With all travel, the number one thing you can do to build happy memories and avoid days filled with tears, is to anticipate your child’s needs. At home, most children have a set routine with fixed meal times and nap times. On the road, this can be easily upset, and little ones may not respond well to the changes. First off, try to stay as close as possible to your normal routine in terms of meal times and sleeping times.
Time in the car can be a particular problem, but again, the secret is to anticipate your child’s needs. When making a six-hour car trip, it may be more comfortable for you to leave first thing in the morning and drive while you are fresh. This is the worst time to leave for a two-year-old. Instead, spend the morning in active play and preparation for the journey. At this age, most kids take one long afternoon nap. If this is true of your child, plan on leaving just after lunch (so that no one is hungry), which will probably be about an hour before normal nap time. Most two-year-olds can be happy in a car seat for about a half an hour — only five and a half more hours to Atlanta! When your two-year-old starts to get fussy, it’s time to start the normal nap time routine, even if it is a little early. This may include a sippy cup of juice, cuddling a blanket, or holding a favorite toy. Take advantage of what your child normally uses to fall asleep. The motion of a moving car will put most kids to sleep and you should have a few hours of peace.
In order to take advantage of this sleepy time, be sure everyone has used the restroom before getting into the car (I know this sounds obvious, but stopping a moving car is asking a child to wake up). Also, provide a shaded spot for your child’s car seat. In advance, purchase excellent child sunshades to cover the windows that might let the sun shine on your child during the ride. If the sun is shining directly on a child, or if a child is too hot or cold, he or she will not sleep nearly as long.
About three hours into your trip, your two-year-old will probably wake up refreshed and ready to play. This is an excellent time to take a park-and-potty break for the entire family. In fact, you may want to plan your travel itinerary so that you have as much freeway driving as possible during the first three hours of the trip and have an excellent play area available at about the halfway point. If possible, plan to have time to let your toddler run! Bring along a ball and play catch. Have a picnic. Whatever you do, don’t stick your child in a high chair at this point! Again, advanced planning will allow everyone to have what they need.
After a good long break comes the final push to your destination. Here is the key — distraction, distraction, distraction!
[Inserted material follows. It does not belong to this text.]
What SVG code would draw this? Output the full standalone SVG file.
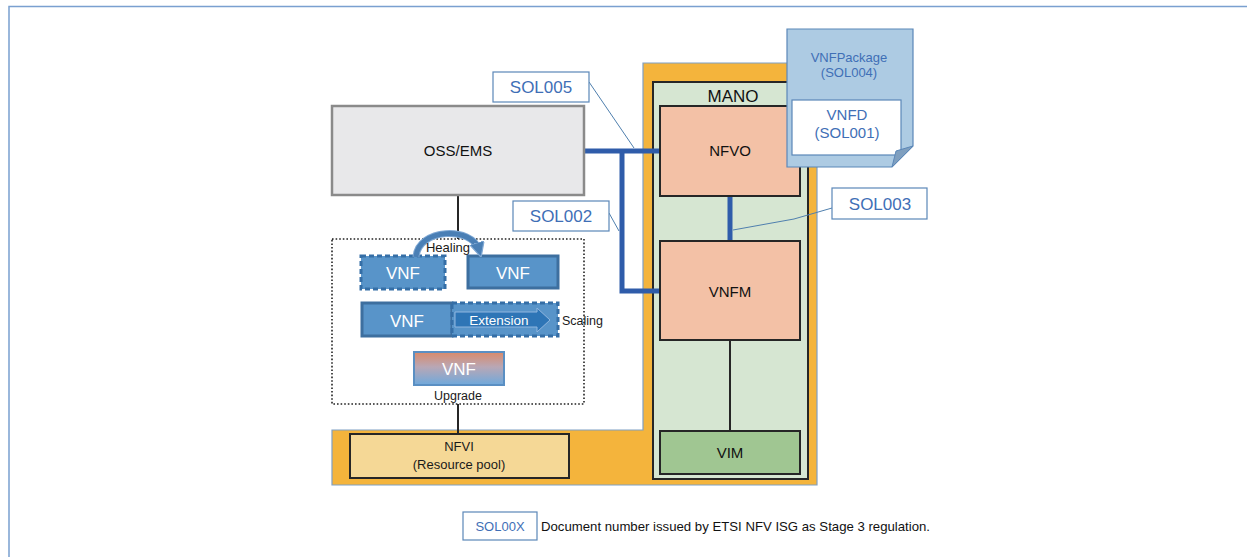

Bring along lots of toys and plan on giving your toddler one each time the previous one gets boring. When toys no longer seem to be helping, it’s time for a musicCD. We regularly travel with Raffi, Sesame Street, and a variety of other kid-friendly CDs. When one CD isn’t doing it any more, change CDs. Then go back to toys. As much as possible, get involved with your child and get your child involved with the activities — sing with the CDs, play with the toys, make funny faces (this also helps keep the driver awake!). And don’t forget fun food. Crackers, fruit, and cheese all make nice car snacks.
During this phase of the journey, you may need to stop every hour or so and let your toddler get some pent up energy out. Your normal six hour trip will probably take eight to nine hours, but if you are prepared in advance, everyone can be happy!
I remember, oh so well, the many car trips my family took from our family home in Maryland to my paternal grandparents’ home in Kentucky and my maternal grandparents’ home in Atlanta. I know there were many times when my parents would have loved to have just been there — “Are we there yet?” For me, looking back on those times holds some of the richest memories of my childhood. Those trips were well worth all the hours of advanced planning my parents invested in making each trip special– and all the “fussing” from my sisters and me they endured to get us there!